◆ Code that draws figures:
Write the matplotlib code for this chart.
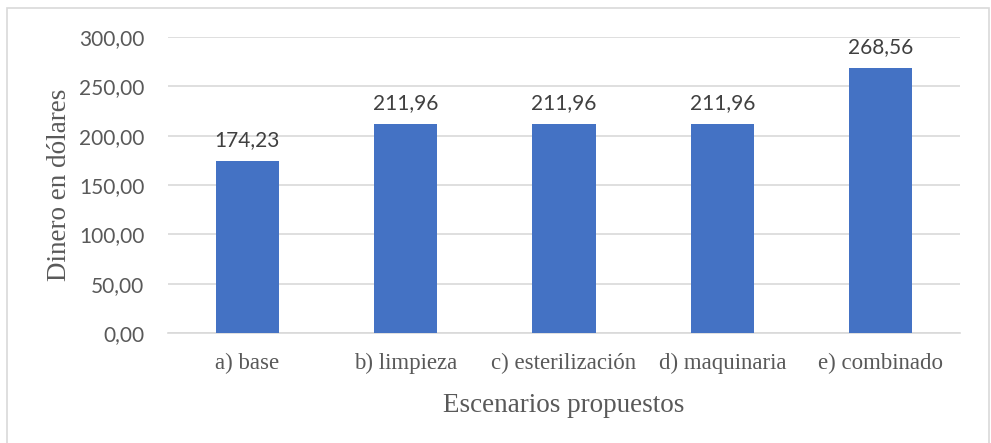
import matplotlib
matplotlib.use("Agg")
import matplotlib.pyplot as plt
from matplotlib.patches import Rectangle

categories = ["a) base", "b) limpieza", "c) esterilización", "d) maquinaria", "e) combinado"]
values = [174.23, 211.96, 211.96, 211.96, 268.56]
yticks = [0, 50, 100, 150, 200, 250, 300]

def fmt(v):
    return f"{v:,.2f}".replace(",", "X").replace(".", ",").replace("X", ".")

W, H = 991, 443
fig = plt.figure(figsize=(W / 100, H / 100), dpi=100)
ax = fig.add_axes([168 / W, 1 - 333 / H, (960 - 168) / W, (333 - 37) / H])

x = list(range(len(categories)))
ax.bar(x, values, width=0.4, color="#4472C4", zorder=3)
ax.set_xlim(-0.5, len(categories) - 0.5)
ax.set_ylim(0, 300)
ax.set_yticks(yticks)
ax.set_yticklabels([fmt(v) for v in yticks], fontfamily="Lato", fontsize=15, color="#595959")
ax.set_xticks(x)
ax.set_xticklabels(categories, fontfamily="Liberation Serif", fontsize=16.5, color="#595959")
ax.tick_params(axis="y", length=0, pad=17)
ax.tick_params(axis="x", length=0, pad=14)
ax.grid(axis="y", color="#D9D9D9", linewidth=1.2, zorder=0)
for s in ["top", "right", "left"]:
    ax.spines[s].set_visible(False)
ax.spines["bottom"].set_color("#D9D9D9")
ax.spines["bottom"].set_linewidth(1.2)

for xi, v in zip(x, values):
    ax.annotate(fmt(v), (xi, v), xytext=(0, 8), textcoords="offset points",
                ha="center", va="bottom", fontfamily="Lato", fontsize=15, color="#404040")

ax.set_ylabel("Dinero en dólares", fontfamily="Liberation Serif", fontsize=19.5, color="#595959", labelpad=5)
ax.set_xlabel("Escenarios propuestos", fontfamily="Liberation Serif", fontsize=19.5, color="#595959", labelpad=14)

fig.patches.append(Rectangle((7 / W, -0.01), (989 - 7) / W, 1 - 8 / H + 0.01,
                             transform=fig.transFigure, fill=False, edgecolor="#D9D9D9", linewidth=1.2))

fig.savefig("out.png", dpi=100, facecolor="white")
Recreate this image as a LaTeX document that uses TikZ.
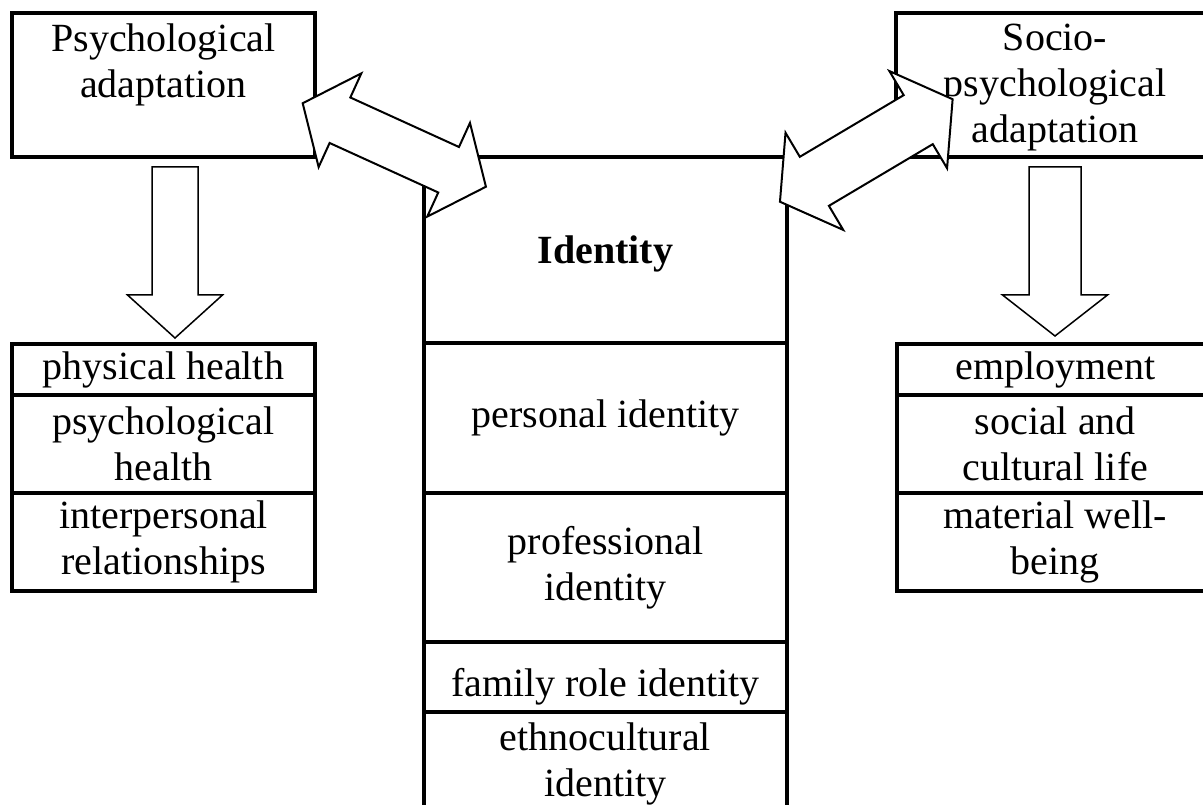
\documentclass[tikz,border=0pt]{standalone}
\usepackage{fontspec}
\setmainfont{Liberation Serif}
\usetikzlibrary{positioning}

\begin{document}
\begin{tikzpicture}[x=1pt,y=1pt,font=\fontsize{40}{46}\selectfont,
  box/.style={draw,line width=4pt,outer sep=0pt,inner sep=2pt,align=center},
  txt/.style={inner sep=0pt,align=center},
  blk/.style={draw,fill=white,line width=2pt,line join=miter}]
\useasboundingbox (0,0) rectangle (1203,805);
\node[box,minimum width=303,minimum height=144] (psy) at (163.5,720) {};
\node[txt,below=11pt of psy.north] (psyl) {Psychological\\adaptation};
\node[box,minimum width=318,minimum height=144] (soc) at (1055,720) {};
\node[txt,below=11pt of soc.north] (socl) {Socio-\\psychological\\adaptation};
\node[box,minimum width=363,minimum height=186,text depth=0pt] (idn) at (605.5,555) {\textbf{Identity}};
\node[box,minimum width=363,minimum height=150,below=0pt of idn] (per) {personal identity};
\node[box,minimum width=363,minimum height=149,below=0pt of per] (pro) {professional\\identity};
\node[box,minimum width=363,minimum height=70,text height=40pt,text depth=0pt,below=0pt of pro] (fam) {family role identity};
\node[box,minimum width=363,minimum height=103,below=0pt of fam] (eth) {ethnocultural\\identity};
\node[box,minimum width=303,minimum height=51] (phy) at (163.5,435.5) {physical health};
\node[box,minimum width=303,minimum height=98,below=0pt of phy] (mhl) {psychological\\health};
\node[box,minimum width=303,minimum height=98,below=0pt of mhl] (ipr) {interpersonal\\relationships};
\node[box,minimum width=317,minimum height=51] (emp) at (1055.3,435.5) {employment};
\node[box,minimum width=317,minimum height=98,below=0pt of emp] (scl) {social and\\cultural life};
\node[box,minimum width=317,minimum height=98,below=0pt of scl] (mat) {material well-\\being};
\coordinate (la) at (175,638);
\coordinate (ra) at (1055,638);
\coordinate (lx) at (394.3,660);
\coordinate (rx) at (866.3,654.5);
\draw[blk,line width=1.5pt,shift={(la)}] (-23,0) -- (-23,-128) -- (-47.5,-128) -- (0,-171) -- (47.5,-128) -- (23,-128) -- (23,0) -- cycle;
\draw[blk,line width=1.5pt,shift={(ra)}] (-26,0) -- (-26,-128) -- (-52.5,-128) -- (0,-169) -- (52.5,-128) -- (26,-128) -- (26,0) -- cycle;
\draw[blk,shift={(lx)},rotate=-24.5] (-100.7,0) -- (-59.7,51.5) -- (-59.7,25) -- (59.7,25) -- (59.7,51.5) -- (100.7,0) -- (59.7,-51.5) -- (59.7,-25) -- (-59.7,-25) -- (-59.7,-51.5) -- cycle;
\draw[blk,shift={(rx)},rotate=30.7] (-100.4,0) -- (-60.4,56.5) -- (-60.4,28.5) -- (60.4,28.5) -- (60.4,56.5) -- (100.4,0) -- (60.4,-56.5) -- (60.4,-28.5) -- (-60.4,-28.5) -- (-60.4,-56.5) -- cycle;
\end{tikzpicture}
\end{document}
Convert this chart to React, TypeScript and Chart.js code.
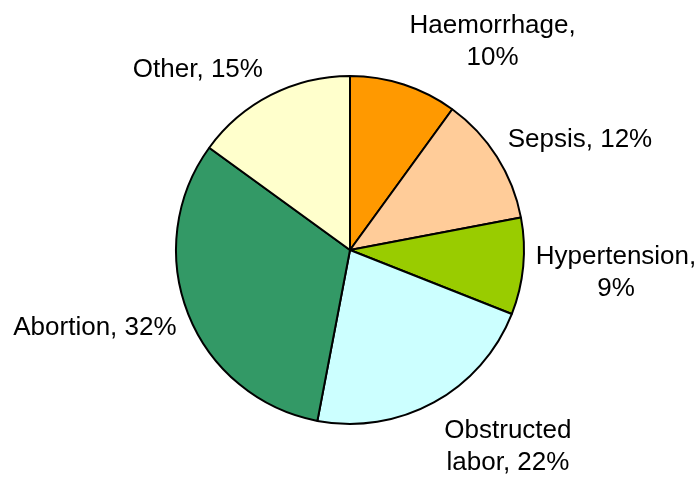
import React, { useEffect, useRef } from "react";
import { Chart, registerables } from "chart.js";

Chart.register(...registerables);

const categories = ["Haemorrhage", "Sepsis", "Hypertension", "Obstructed labor", "Abortion", "Other"];
const values = [10, 12, 9, 22, 32, 15];
const colors = ["#FF9900", "#FFCC99", "#99CC00", "#CCFFFF", "#339966", "#FFFFCC"];
// number of words on the first line of each label (0 = single line)
const labelBreaks = [1, 0, 1, 1, 0, 0];
// label placement: angle (deg clockwise from top) and distance in radius units
const labelAngles = [34.2, 64.0, 94.5, 141.0, 253.4, 320.1];
const labelDists = [1.45, 1.462, 1.525, 1.434, 1.521, 1.355];

const FONT_SIZE = 26;
const LINE_HEIGHT = 32;

const labelPlugin = {
  id: "outerLabels",
  afterDatasetsDraw(chart: any) {
    const ctx = chart.ctx;
    const meta = chart.getDatasetMeta(0);
    ctx.save();
    ctx.fillStyle = "#000";
    ctx.font = `${FONT_SIZE}px "Liberation Sans", Arial, sans-serif`;
    ctx.textAlign = "center";
    ctx.textBaseline = "alphabetic";
    const capHalf = FONT_SIZE * 0.716 / 2;
    meta.data.forEach((arc: any, i: number) => {
      const R = arc.outerRadius + 1;
      const a = (labelAngles[i] * Math.PI) / 180;
      const cx = arc.x + Math.sin(a) * R * labelDists[i];
      const cy = arc.y - Math.cos(a) * R * labelDists[i];
      const text = `${categories[i]}, ${values[i]}%`;
      const words = text.split(" ");
      const lines = labelBreaks[i] > 0
        ? [words.slice(0, labelBreaks[i]).join(" "), words.slice(labelBreaks[i]).join(" ")]
        : [text];
      const startMid = cy - ((lines.length - 1) * LINE_HEIGHT) / 2;
      lines.forEach((line, k) => {
        ctx.fillText(line, cx, startMid + k * LINE_HEIGHT + capHalf);
      });
    });
    ctx.restore();
  },
};

export default function App() {
  const ref = useRef<HTMLCanvasElement>(null);
  useEffect(() => {
    if (!ref.current) return;
    const chart = new Chart(ref.current, {
      type: "pie",
      data: {
        labels: categories,
        datasets: [
          {
            data: values,
            backgroundColor: colors,
            borderColor: "#000000",
            borderWidth: 2,
            hoverOffset: 0,
          },
        ],
      },
      options: {
        responsive: false,
        animation: false,
        events: [],
        layout: { padding: { left: 175, right: 174, top: 75, bottom: 52 } },
        plugins: {
          legend: { display: false },
          tooltip: { enabled: false },
        },
      },
      plugins: [labelPlugin],
    });
    return () => chart.destroy();
  }, []);
  return (
    <div style={{ position: "fixed", left: 0, top: 0, width: 699, height: 477, background: "#fff" }}>
      <canvas ref={ref} width={699} height={477} style={{ width: 699, height: 477 }} />
    </div>
  );
}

◆ WORK TO BE COMPLETED: Both the line containing "Convert this chart" and the line containing "Chart.register(...registerables);" belong in the copy, along with every line between them. Reproduce that stretch exactly, without the pictures.

◆ ANSWER TO THE PROBLEM:
Convert this chart to React, TypeScript and Chart.js code.
import React, { useEffect, useRef } from "react";
import { Chart, registerables } from "chart.js";

Chart.register(...registerables);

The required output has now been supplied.